SUPPLIED MATERIAL:
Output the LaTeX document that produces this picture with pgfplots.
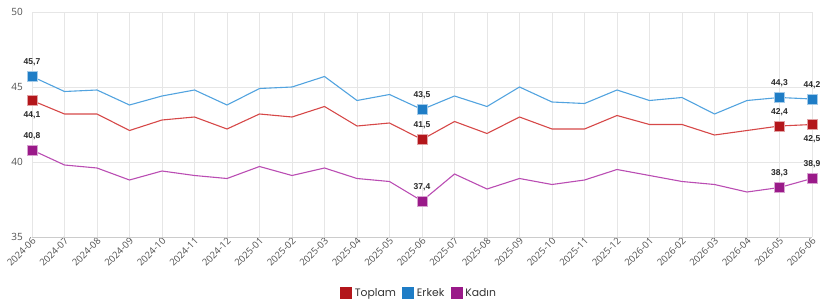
\documentclass[border=0pt]{standalone}
\usepackage{pgfplots}
\pgfplotsset{compat=1.18}
\usepackage{fontspec}
\setmainfont{Open Sans}
\newfontfamily\legfont{Poppins}
\newfontfamily\labfont{Liberation Sans}
\definecolor{toplamL}{HTML}{D64848}
\definecolor{toplamM}{HTML}{B3161B}
\definecolor{erkekL}{HTML}{52A3DF}
\definecolor{erkekM}{HTML}{1F7DC6}
\definecolor{kadinL}{HTML}{BA4DB3}
\definecolor{kadinM}{HTML}{9A1A89}
\definecolor{gridgray}{HTML}{E6E6E6}
\definecolor{tickgray}{HTML}{505050}
\pgfplotstableread{
x toplam erkek kadin
0 44.1 45.7 40.8
1 43.2 44.7 39.8
2 43.2 44.8 39.6
3 42.1 43.8 38.8
4 42.8 44.4 39.4
5 43.0 44.8 39.1
6 42.2 43.8 38.9
7 43.2 44.9 39.7
8 43.0 45.0 39.1
9 43.7 45.7 39.6
10 42.4 44.1 38.9
11 42.6 44.5 38.7
12 41.5 43.5 37.4
13 42.7 44.4 39.2
14 41.9 43.7 38.2
15 43.0 45.0 38.9
16 42.2 44.0 38.5
17 42.2 43.9 38.8
18 43.1 44.8 39.5
19 42.5 44.1 39.1
20 42.5 44.3 38.7
21 41.8 43.2 38.5
22 42.1 44.1 38.0
23 42.4 44.3 38.3
24 42.5 44.2 38.9
}\data
\begin{document}
\begin{tikzpicture}
\begin{axis}[
  at={(0pt,0pt)}, anchor=south west,
  scale only axis, width=780pt, height=225pt,
  xmin=0, xmax=24, ymin=35, ymax=50,
  clip=false,
  ytick={35,40,45,50},
  xtick={0,...,24},
  xticklabels={2024-06,2024-07,2024-08,2024-09,2024-10,2024-11,2024-12,2025-01,2025-02,2025-03,2025-04,2025-05,2025-06,2025-07,2025-08,2025-09,2025-10,2025-11,2025-12,2026-01,2026-02,2026-03,2026-04,2026-05,2026-06},
  /pgf/number format/assume math mode=true,
  /pgf/number format/use comma,
  /pgf/number format/fixed,
  /pgf/number format/precision=1,
  /pgf/number format/fixed zerofill,
  yticklabel={\pgfmathprintnumber[fixed,precision=0]{\tick}},
  x tick label style={rotate=45, anchor=east, font=\fontsize{9.5}{10}\selectfont, text=tickgray, inner sep=1pt, xshift=1pt, yshift=-3pt},
  y tick label style={font=\fontsize{10}{11}\selectfont, text=tickgray, inner sep=0pt, xshift=-9pt},
  grid=major,
  major grid style={color=gridgray, line width=0.6pt},
  axis line style={draw=none},
  major tick length=0pt,
  legend style={at={(axis description cs:0.496,-0.249)}, anchor=center, draw=none, fill=none,
    legend columns=3, font=\legfont\fontsize{10.8}{13}\selectfont, text=black!80,
    /tikz/every even column/.append style={column sep=5pt},
    /tikz/every odd column/.append style={column sep=2pt},
    nodes={inner sep=1.5pt}},
  legend cell align=left,
]
\addlegendimage{only marks, mark=square*, mark size=5.5pt, color=toplamM}
\addlegendentry{Toplam}
\addlegendimage{only marks, mark=square*, mark size=5.5pt, color=erkekM}
\addlegendentry{Erkek}
\addlegendimage{only marks, mark=square*, mark size=5.5pt, color=kadinM}
\addlegendentry{Kadın}
\draw[color=black!20, line width=0.6pt] (axis cs:0,35) -- (axis cs:24,35);
\addplot[forget plot, no marks, color=erkekL, line width=1.1pt] table[x=x, y=erkek] {\data};
\addplot[forget plot, no marks, color=toplamL, line width=1.1pt] table[x=x, y=toplam] {\data};
\addplot[forget plot, no marks, color=kadinL, line width=1.1pt] table[x=x, y=kadin] {\data};
\pgfplotsset{
  lab/.style={forget plot, only marks, mark=square*, mark size=4.8pt,
    mark options={draw=white!60!#1, line width=0.5pt, fill=#1},
    nodes near coords={\pgfmathprintnumber{\pgfplotspointmeta}},
    point meta=y},
  above/.style={every node near coord/.style={anchor=south, inner sep=0pt, yshift=10pt,
    font=\labfont\bfseries\fontsize{8.5}{10}\selectfont, text=black!85}},
  below/.style={every node near coord/.style={anchor=north, inner sep=0pt, yshift=-11pt,
    font=\labfont\bfseries\fontsize{8.5}{10}\selectfont, text=black!85}},
}
\addplot[lab=erkekM, above] coordinates {(0,45.7) (12,43.5) (23,44.3) (24,44.2)};
\addplot[lab=toplamM, above] coordinates {(12,41.5) (23,42.4)};
\addplot[lab=toplamM, below] coordinates {(0,44.1) (24,42.5)};
\addplot[lab=kadinM, above] coordinates {(0,40.8) (12,37.4) (23,38.3) (24,38.9)};
\end{axis}
\pgfresetboundingbox
\path[use as bounding box] (-32pt,-69pt) rectangle (788pt,237pt);
\end{tikzpicture}
\end{document}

GIVEN EXERCISE: Give back every line exactly as it stands, pictures excluded.

SOLUTION FOR THIS TASK:
Output the LaTeX document that produces this picture with pgfplots.
\documentclass[border=0pt]{standalone}
\usepackage{pgfplots}
\pgfplotsset{compat=1.18}
\usepackage{fontspec}
\setmainfont{Open Sans}
\newfontfamily\legfont{Poppins}
\newfontfamily\labfont{Liberation Sans}
\definecolor{toplamL}{HTML}{D64848}
\definecolor{toplamM}{HTML}{B3161B}
\definecolor{erkekL}{HTML}{52A3DF}
\definecolor{erkekM}{HTML}{1F7DC6}
\definecolor{kadinL}{HTML}{BA4DB3}
\definecolor{kadinM}{HTML}{9A1A89}
\definecolor{gridgray}{HTML}{E6E6E6}
\definecolor{tickgray}{HTML}{505050}
\pgfplotstableread{
x toplam erkek kadin
0 44.1 45.7 40.8
1 43.2 44.7 39.8
2 43.2 44.8 39.6
3 42.1 43.8 38.8
4 42.8 44.4 39.4
5 43.0 44.8 39.1
6 42.2 43.8 38.9
7 43.2 44.9 39.7
8 43.0 45.0 39.1
9 43.7 45.7 39.6
10 42.4 44.1 38.9
11 42.6 44.5 38.7
12 41.5 43.5 37.4
13 42.7 44.4 39.2
14 41.9 43.7 38.2
15 43.0 45.0 38.9
16 42.2 44.0 38.5
17 42.2 43.9 38.8
18 43.1 44.8 39.5
19 42.5 44.1 39.1
20 42.5 44.3 38.7
21 41.8 43.2 38.5
22 42.1 44.1 38.0
23 42.4 44.3 38.3
24 42.5 44.2 38.9
}\data
\begin{document}
\begin{tikzpicture}
\begin{axis}[
  at={(0pt,0pt)}, anchor=south west,
  scale only axis, width=780pt, height=225pt,
  xmin=0, xmax=24, ymin=35, ymax=50,
  clip=false,
  ytick={35,40,45,50},
  xtick={0,...,24},
  xticklabels={2024-06,2024-07,2024-08,2024-09,2024-10,2024-11,2024-12,2025-01,2025-02,2025-03,2025-04,2025-05,2025-06,2025-07,2025-08,2025-09,2025-10,2025-11,2025-12,2026-01,2026-02,2026-03,2026-04,2026-05,2026-06},
  /pgf/number format/assume math mode=true,
  /pgf/number format/use comma,
  /pgf/number format/fixed,
  /pgf/number format/precision=1,
  /pgf/number format/fixed zerofill,
  yticklabel={\pgfmathprintnumber[fixed,precision=0]{\tick}},
  x tick label style={rotate=45, anchor=east, font=\fontsize{9.5}{10}\selectfont, text=tickgray, inner sep=1pt, xshift=1pt, yshift=-3pt},
  y tick label style={font=\fontsize{10}{11}\selectfont, text=tickgray, inner sep=0pt, xshift=-9pt},
  grid=major,
  major grid style={color=gridgray, line width=0.6pt},
  axis line style={draw=none},
  major tick length=0pt,
  legend style={at={(axis description cs:0.496,-0.249)}, anchor=center, draw=none, fill=none,
    legend columns=3, font=\legfont\fontsize{10.8}{13}\selectfont, text=black!80,
    /tikz/every even column/.append style={column sep=5pt},
    /tikz/every odd column/.append style={column sep=2pt},
    nodes={inner sep=1.5pt}},
  legend cell align=left,
]
\addlegendimage{only marks, mark=square*, mark size=5.5pt, color=toplamM}
\addlegendentry{Toplam}
\addlegendimage{only marks, mark=square*, mark size=5.5pt, color=erkekM}
\addlegendentry{Erkek}
\addlegendimage{only marks, mark=square*, mark size=5.5pt, color=kadinM}
\addlegendentry{Kadın}
\draw[color=black!20, line width=0.6pt] (axis cs:0,35) -- (axis cs:24,35);
\addplot[forget plot, no marks, color=erkekL, line width=1.1pt] table[x=x, y=erkek] {\data};
\addplot[forget plot, no marks, color=toplamL, line width=1.1pt] table[x=x, y=toplam] {\data};
\addplot[forget plot, no marks, color=kadinL, line width=1.1pt] table[x=x, y=kadin] {\data};
\pgfplotsset{
  lab/.style={forget plot, only marks, mark=square*, mark size=4.8pt,
    mark options={draw=white!60!#1, line width=0.5pt, fill=#1},
    nodes near coords={\pgfmathprintnumber{\pgfplotspointmeta}},
    point meta=y},
  above/.style={every node near coord/.style={anchor=south, inner sep=0pt, yshift=10pt,
    font=\labfont\bfseries\fontsize{8.5}{10}\selectfont, text=black!85}},
  below/.style={every node near coord/.style={anchor=north, inner sep=0pt, yshift=-11pt,
    font=\labfont\bfseries\fontsize{8.5}{10}\selectfont, text=black!85}},
}
\addplot[lab=erkekM, above] coordinates {(0,45.7) (12,43.5) (23,44.3) (24,44.2)};
\addplot[lab=toplamM, above] coordinates {(12,41.5) (23,42.4)};
\addplot[lab=toplamM, below] coordinates {(0,44.1) (24,42.5)};
\addplot[lab=kadinM, above] coordinates {(0,40.8) (12,37.4) (23,38.3) (24,38.9)};
\end{axis}
\pgfresetboundingbox
\path[use as bounding box] (-32pt,-69pt) rectangle (788pt,237pt);
\end{tikzpicture}
\end{document}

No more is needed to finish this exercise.